心の整理整頓②

2021年大晦日

主人が少し落ち着いた所ですぐに訪問看護してもらっている病院へ連絡を入れ看護師さんに状況を説明する。

 

主人は10月くらいから声が出なくなった。

これもがんの影響。左の声帯が麻痺している。なので筆談するようになった。

 

わたしのが看護師さんとやり取りをしている横でペンを持ちノートに書き出す。

「ほんまにちゃんと伝わってるか?」

「(医師)来てくれるん?いつ?」

「そんなんやったらわからんて。ちゃんと言うて」

矢継ぎ早に書きなぐる。字は乱れ

怒りや不安を感じさせわたしの胸はしめつけられた。

わたしが少し戸惑いをみせると

「そんな顔せんといて」

「俺にはお前しかおらんのやから」

「わかってるやろ?」「なぁ」

必死にペンを走らせてわたしに伝えようとしている。【助けて】と。

 

看護師さんが医師と一緒に来てくれる事になり、主人に伝えると少し落ち着いて正気を取り戻しポツリと

「血吐いてもた」呟いた。

 

暫くして看護師さんと医師が来た。

吐いた血の量や血を吐いた事自体がはじめてという事など鑑みて救急で病院に行きましょう。との判断に至った。

 

主人はこの時、病状からして終末期に入った所だった。

救急で病院という事はコロナ感染症のため入院になってしまったら家族は付き添ないのでもう会えないかも知れない。

 

まだ一生懸命自分を保とうと頑張っていた主人はしんどかったと思う。

【せん妄】病気のせいでいろんな事に過敏に反応し怒りやすくなったり正確な判断ができなくなる。

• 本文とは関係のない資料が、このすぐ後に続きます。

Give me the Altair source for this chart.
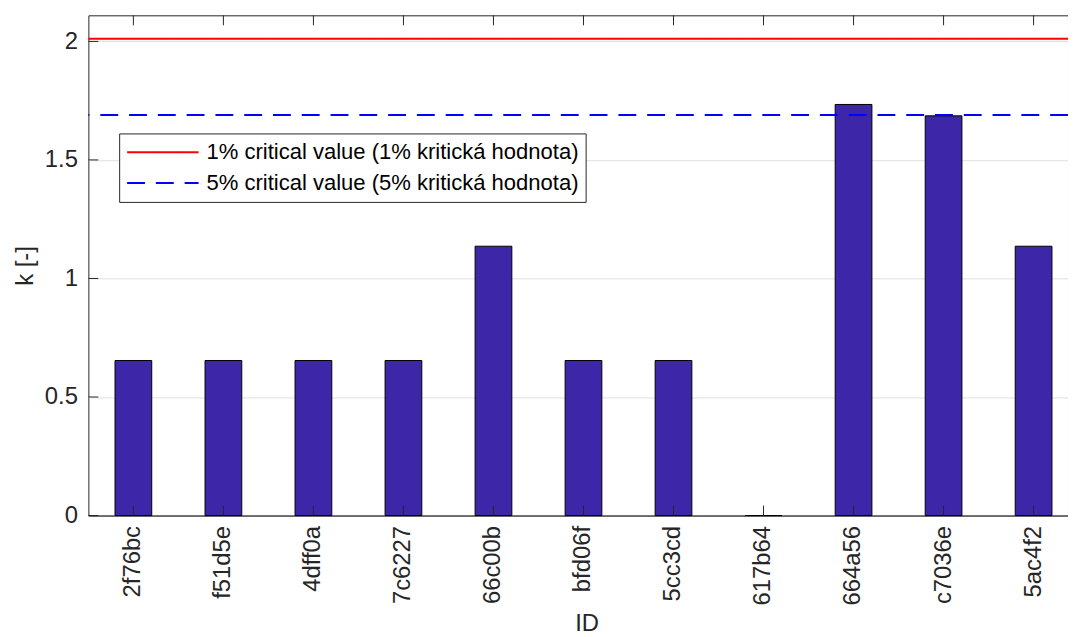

この時すでにせん妄の症状は出てきていて些細な事で怒ったりしていた。

 

おしゃべりが好きなのに声を奪われ

食べる事が好きなのに食べれなくなって

辛かっただろう。

しんどかっただろう。

 

頭を動かすとめまいがひどく気を失いそうになるので救急隊員さんにはなるべくゆらさないで欲しいとお願いした。

何とか救急車に乗せてもらい近くにある大きい病院へ。

 

すぐに診察と検査となり待つことになった。

待ちながら主人が病気になる前から

何度も何度も言っていた事を思い出す。

 

「〇〇〇(わたしの名前)。最期はちゃんと手握っててな。他には誰も呼ばんといて。子どももやで。お願いやで。」

 

わたしはこの切なる願いを

ささやかな願いを叶えられるだろうか。

コロナ感染症なんてなければとまた思った。